- EDITOR’S CHOICE
- 1990 · 3 tracks · 26 min
Piano Quartet No. 1 in G Minor
By the time Brahms completed his Piano Quartet No. 1 in G minor in 1861, he was widely recognised as one of Germany’s leading young composers. Five years before, his close friend and champion Robert Schumann had died under tragic circumstances in a mental asylum, and the Quartet’s heartfelt “Andante” third movement was one of several pieces that Brahms dedicated to his memory. It was therefore especially appropriate that the pianist at the work’s Hamburg premiere was Schumann’s widow, Clara, whom Brahms had supported devotedly since her husband’s death. He had never forgotten Schumann’s prediction that he was “the chosen one” destined to carry Beethoven’s mantle into the second half of the 19th century, which in part explains the Beethovenian emotional thrust of the Quartet’s thematic outlines—and also the fact that Brahms chose this particular work to officially announce himself as a pianist and chamber music composer to Beethoven’s old music stomping ground of Vienna.
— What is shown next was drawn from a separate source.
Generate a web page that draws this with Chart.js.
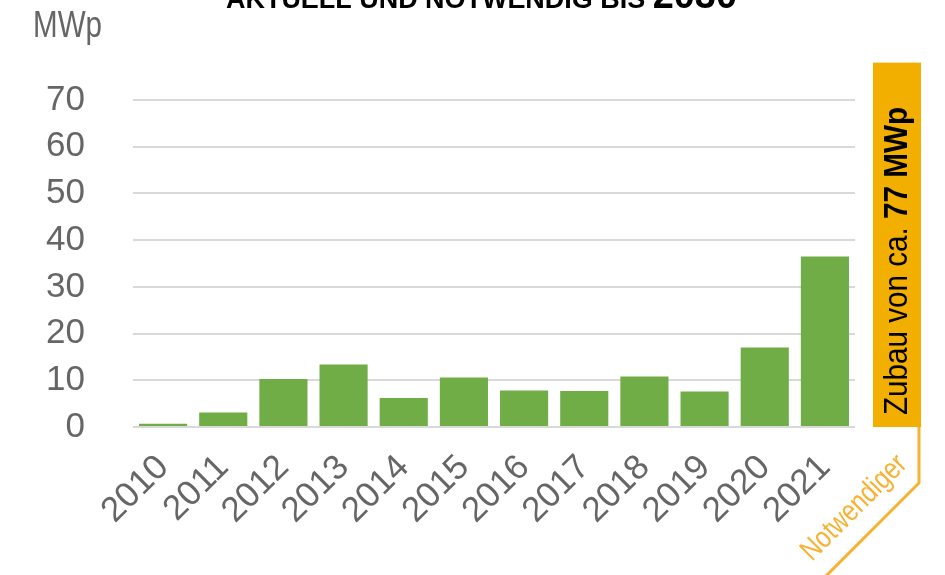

Brahms unexpectedly counterbalances the intense and expansive opening “Allegro” with an “Intermezzo” whose introspective, half-whispered musings were destined to become a creative trademark. The ardent “Andante” Schumann homage finds emotional release in a wild Hungarian “Zingarese” finale of unstoppable rhythmic drive. Modernist Arnold Schoenberg (1874-1951) thought so highly of the work—and of Brahms in general—that he made a wholescale orchestration in 1937, to which dancer George Balanchine added choreography in 1966.